* **Stated exercise**
Set down, exactly as written, the lines from the top of the data to the line that holds "(injB) at (696,280.5);", and omit the pictures.

····················

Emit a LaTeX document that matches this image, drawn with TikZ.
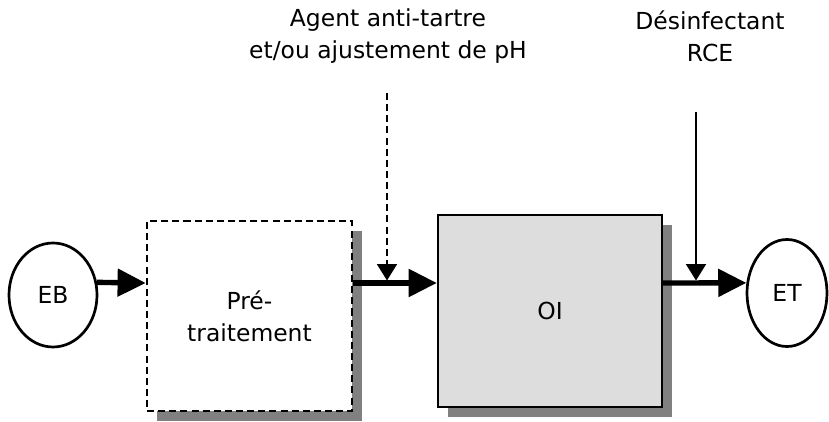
\documentclass[tikz,border=0pt]{standalone}
\usepackage{fontspec}
\setmainfont{DejaVu Sans}
\usetikzlibrary{arrows.meta, shapes.geometric, shadows}
\definecolor{ombre}{HTML}{808080}
\definecolor{fondOI}{HTML}{DDDDDD}

\tikzset{
  flux/.style={line width=4.6pt, -{Triangle[length=24pt,width=23pt]}},
  ajout/.style={line width=1.6pt, -{Triangle[length=14pt,width=17pt]}},
  bout/.style={ellipse, draw, line width=2.3pt, inner sep=0pt},
  ombrage/.style={drop shadow={shadow xshift=8.5pt, shadow yshift=-8.5pt,
      fill=ombre, opacity=1}},
}

\begin{document}
\begin{tikzpicture}[x=0.03cm, y=-0.03cm, font=\fontsize{20}{27.5}\selectfont]
  \useasboundingbox (0,0) rectangle (829,422);

  % Entree / sortie
  \node[bout, minimum width=2.64cm, minimum height=3.12cm] (EB) at (53,295) {EB};
  \node[bout, minimum width=2.4cm, minimum height=3.21cm] (ET) at (787,293) {ET};

  % Etapes
  \node[draw, fill=white, line width=2.2pt, dash pattern=on 6pt off 3.5pt,
        ombrage, minimum width=6.15cm, minimum height=5.7cm, align=center]
        (pre) at (249.5,316) {Pré-\\traitement};
  \node[draw, fill=fondOI, line width=2pt, ombrage,
        minimum width=6.72cm, minimum height=5.76cm] (OI) at (550,311) {OI};

  % Ajouts
  \node[align=center] (agent) at (388,36) {Agent anti-tartre\\et/ou ajustement de pH};
  \node[align=center] (desinf) at (710,36) {Désinfectant\\RCE};

  % Ligne principale
  \coordinate (niveau) at (0,283);
  \coordinate (dosA) at (387,93);
  \coordinate (injA) at (387,280.5);
  \coordinate (dosB) at (696,112);
  \coordinate (injB) at (696,280.5);

  \draw[flux] (EB.16) -- (pre.west |- niveau);
  \draw[flux] (pre.east |- niveau) -- (OI.west |- niveau);
  \draw[flux] (OI.east |- niveau) -- (ET.166);

  \draw[ajout, dash pattern=on 6pt off 3.5pt] (dosA) -- (injA);
  \draw[ajout] (dosB) -- (injB);
\end{tikzpicture}
\end{document}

····················

* **Result of this exercise**
Emit a LaTeX document that matches this image, drawn with TikZ.
\documentclass[tikz,border=0pt]{standalone}
\usepackage{fontspec}
\setmainfont{DejaVu Sans}
\usetikzlibrary{arrows.meta, shapes.geometric, shadows}
\definecolor{ombre}{HTML}{808080}
\definecolor{fondOI}{HTML}{DDDDDD}

\tikzset{
  flux/.style={line width=4.6pt, -{Triangle[length=24pt,width=23pt]}},
  ajout/.style={line width=1.6pt, -{Triangle[length=14pt,width=17pt]}},
  bout/.style={ellipse, draw, line width=2.3pt, inner sep=0pt},
  ombrage/.style={drop shadow={shadow xshift=8.5pt, shadow yshift=-8.5pt,
      fill=ombre, opacity=1}},
}

\begin{document}
\begin{tikzpicture}[x=0.03cm, y=-0.03cm, font=\fontsize{20}{27.5}\selectfont]
  \useasboundingbox (0,0) rectangle (829,422);

  % Entree / sortie
  \node[bout, minimum width=2.64cm, minimum height=3.12cm] (EB) at (53,295) {EB};
  \node[bout, minimum width=2.4cm, minimum height=3.21cm] (ET) at (787,293) {ET};

  % Etapes
  \node[draw, fill=white, line width=2.2pt, dash pattern=on 6pt off 3.5pt,
        ombrage, minimum width=6.15cm, minimum height=5.7cm, align=center]
        (pre) at (249.5,316) {Pré-\\traitement};
  \node[draw, fill=fondOI, line width=2pt, ombrage,
        minimum width=6.72cm, minimum height=5.76cm] (OI) at (550,311) {OI};

  % Ajouts
  \node[align=center] (agent) at (388,36) {Agent anti-tartre\\et/ou ajustement de pH};
  \node[align=center] (desinf) at (710,36) {Désinfectant\\RCE};

  % Ligne principale
  \coordinate (niveau) at (0,283);
  \coordinate (dosA) at (387,93);
  \coordinate (injA) at (387,280.5);
  \coordinate (dosB) at (696,112);
  \coordinate (injB) at (696,280.5);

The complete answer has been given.